Pediatric dentistry is the branch of dentistry dealing with children from birth through adolescence. A dental visit should occur within six months after the presence of the first tooth or by a child's first birthday. This is because early oral examination aids in the detection of the early stages of tooth decay. Early detection is essential to maintain oral health, modify aberrant habits, and treat as needed and as simply as possible. Additionally, parents are given a program of preventative home care (brushing/flossing/fluorides), a caries risk assessment, information on finger, thumb, and pacifier habits, advice on preventing injuries to the mouth and teeth of children, diet counseling , and information on growth and development. Your pediatric dentist will keep your child's teeth healthy by removing plaque build-up and food debris that may be stuck. This is an important part of dental care because it prevents bacteria from continuing to grow, which may eventually lead to other dental diseases (eg. tooth decay or inflammation of the gum tissue)
Though baby teeth aren’t permanent, they are the only teeth your child will have for several years, until the adult teeth come in. To preserve your child’s oral health, your dentist will opt to drill out the cavities in baby teeth and fill or crown them accordingly. The primary teeth help the adult teeth to come in properly, so losing primary teeth before they’re ready to come out isn’t good for your child’s permanent teeth.
Growth modification treatment is utilized in the first phase of two-stage orthodontic treatment for children with misaligned teeth and bites. Growth modification is used when bones are still in the growing process, and most effective during a child’s growth spurts. As part of the growth modification process, growth modification appliances are used to correct the shape, position or width of the jawbones.
Because growth modification is at the center of orthodontic treatment, the younger the patient, the more ideal the treatment outcome. Early mixed dentition, which is marked by the emergence of the secondary teeth at the ages of 6 to 7, is considered the optimum age for most types of malocclusion.
Children 7 to 9 years old with severe crowding.
Narrowed upper jaw with or without crossbite.
Those with habits such as thumb sucking, forward tongue posture (tongue thrust), or mouth breathing cases with large overjet (overbite)

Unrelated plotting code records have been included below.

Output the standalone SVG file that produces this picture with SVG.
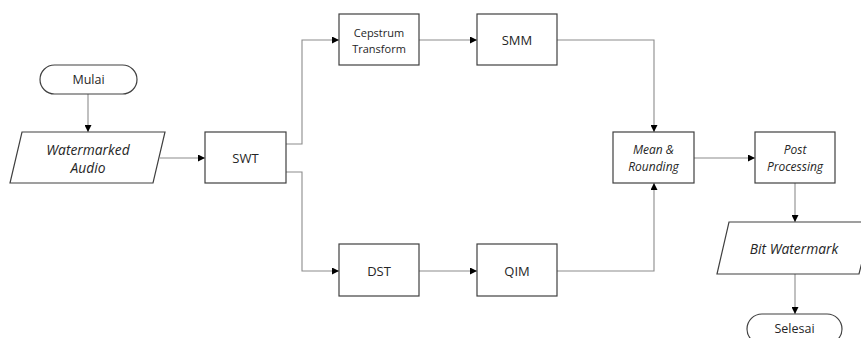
<svg xmlns="http://www.w3.org/2000/svg" width="861" height="338" viewBox="0 0 861 338">
<style>
.box{fill:#fff;stroke:#404040;stroke-width:1.2}
.t{font-family:"Open Sans","Noto Sans",sans-serif;font-size:13px;fill:#262626;text-anchor:middle}
.m{font-size:12.5px}
.s{font-size:11px}
.p{font-size:12px}
.l{font-size:13.8px}
.i{font-style:italic}
.c{fill:none;stroke:#8c8c8c;stroke-width:1.1}
</style>
<defs>
<marker id="a" viewBox="0 0 10 10" refX="10" refY="5" markerWidth="7" markerHeight="7" orient="auto" markerUnits="userSpaceOnUse">
<path d="M0,0 L10,5 L0,10 z" fill="#000"/>
</marker>
</defs>
<rect width="861" height="338" fill="#fff"/>
<g id="connectors">
<path class="c" d="M88,94 V132" marker-end="url(#a)"/>
<path class="c" d="M160,158 H205" marker-end="url(#a)"/>
<path class="c" d="M286,144 H302 V40 H339" marker-end="url(#a)"/>
<path class="c" d="M286,172 H302 V271 H339" marker-end="url(#a)"/>
<path class="c" d="M419,40 H477" marker-end="url(#a)"/>
<path class="c" d="M419,271 H477" marker-end="url(#a)"/>
<path class="c" d="M557,40 H654 V132" marker-end="url(#a)"/>
<path class="c" d="M557,271 H654 V183" marker-end="url(#a)"/>
<path class="c" d="M694,158 H755" marker-end="url(#a)"/>
<path class="c" d="M795,183 V222" marker-end="url(#a)"/>
<path class="c" d="M795,274 V314" marker-end="url(#a)"/>
</g>
<g id="mulai">
<rect class="box" x="40" y="65" width="97" height="29" rx="14.5"/>
<text class="t m" x="88.5" y="84">Mulai</text>
</g>
<g id="watermarked-audio">
<polygon class="box" points="22,132 165,132 153,183 10,183"/>
<text class="t l i" x="88" y="155">Watermarked</text>
<text class="t l i" x="88" y="173">Audio</text>
</g>
<g id="swt">
<rect class="box" x="205" y="132" width="81" height="51"/>
<text class="t" x="245.5" y="162.5">SWT</text>
</g>
<g id="cepstrum">
<rect class="box" x="339" y="14" width="80" height="51"/>
<text class="t s" x="379" y="37">Cepstrum</text>
<text class="t s" x="379" y="52.5">Transform</text>
</g>
<g id="smm">
<rect class="box" x="477" y="14" width="80" height="51"/>
<text class="t" x="517" y="44.5">SMM</text>
</g>
<g id="dst">
<rect class="box" x="339" y="244" width="80" height="52"/>
<text class="t" x="379" y="275.5">DST</text>
</g>
<g id="qim">
<rect class="box" x="477" y="244" width="80" height="52"/>
<text class="t" x="517" y="275.5">QIM</text>
</g>
<g id="mean-rounding">
<rect class="box" x="613" y="132" width="81" height="51"/>
<text class="t p i" x="653.5" y="154">Mean &amp;</text>
<text class="t p i" x="653.5" y="170.5">Rounding</text>
</g>
<g id="post-processing">
<rect class="box" x="755" y="132" width="80" height="51"/>
<text class="t p i" x="795" y="154">Post</text>
<text class="t p i" x="795" y="170.5">Processing</text>
</g>
<g id="bit-watermark">
<polygon class="box" points="729,222 872,222 859,274 717,274"/>
<text class="t l i" x="794" y="254">Bit Watermark</text>
</g>
<g id="selesai">
<rect class="box" x="747" y="314" width="95" height="30" rx="15"/>
<text class="t m" x="794.5" y="333">Selesai</text>
</g>
</svg>
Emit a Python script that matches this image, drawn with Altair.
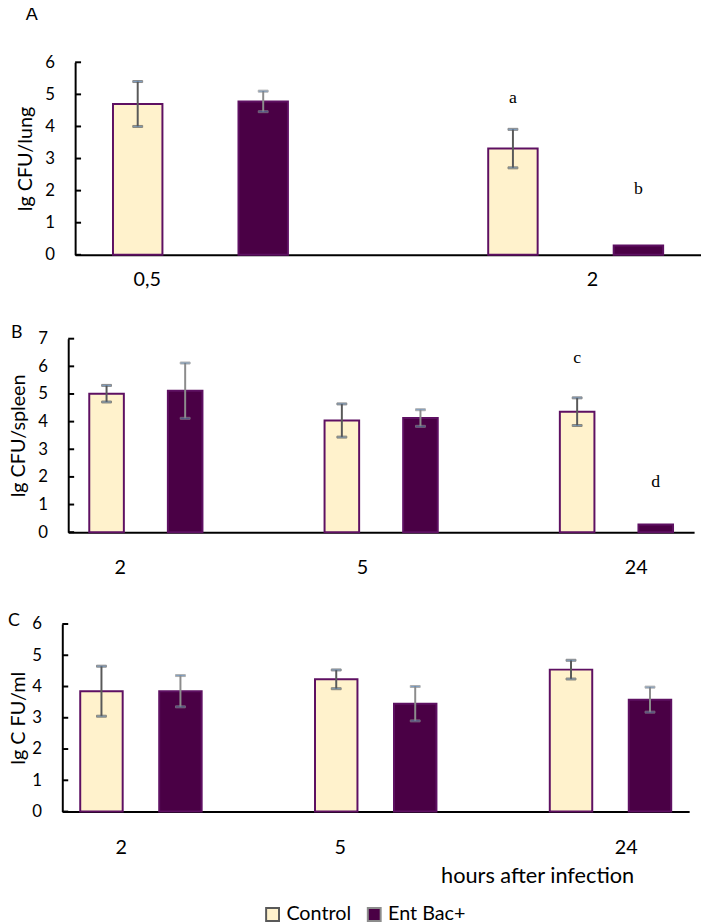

Cases involving overgrowth of the lower jaw or underdevelopment of the upper jaw. Dental sealants (also termed pit and fissure sealants, or simply fissure sealants) are a dental treatment intended to prevent tooth decay. Teeth have recesses on their biting surfaces; the back teeth have fissures (grooves) and some front teeth have cingulum pits. It is these pits and fissures which are most vulnerable to tooth decay because food and bacteria stick in them and because they are hard-to-clean areas. Dental sealants are materials placed in these pits and fissures to fill them in, creating a smooth surface which is easy to clean. Dental sealants are mainly used in children who are at higher risk of tooth decay, and are usually placed as soon as the adult molar teeth come through.
Dental space maintenance is essential in cases of premature loss of primary dentition to prevent malposition, supra-eruption, impaction, or crowding of the developing permanent teeth. Many types of space maintainers are available and each type is specifically designated for particular indications. Space maintainers have many classifications according to their design, their fixation pattern, their position, and their site. They can be fixed, semi-fixed, or removable, with or without loops, wires, and/or bands, unilateral or bilateral, and are placed on mandibular or maxillary arches. The most commonly used space maintainers are loops and bands, fixed lingual arches, Nance appliances, and transpalatal arches.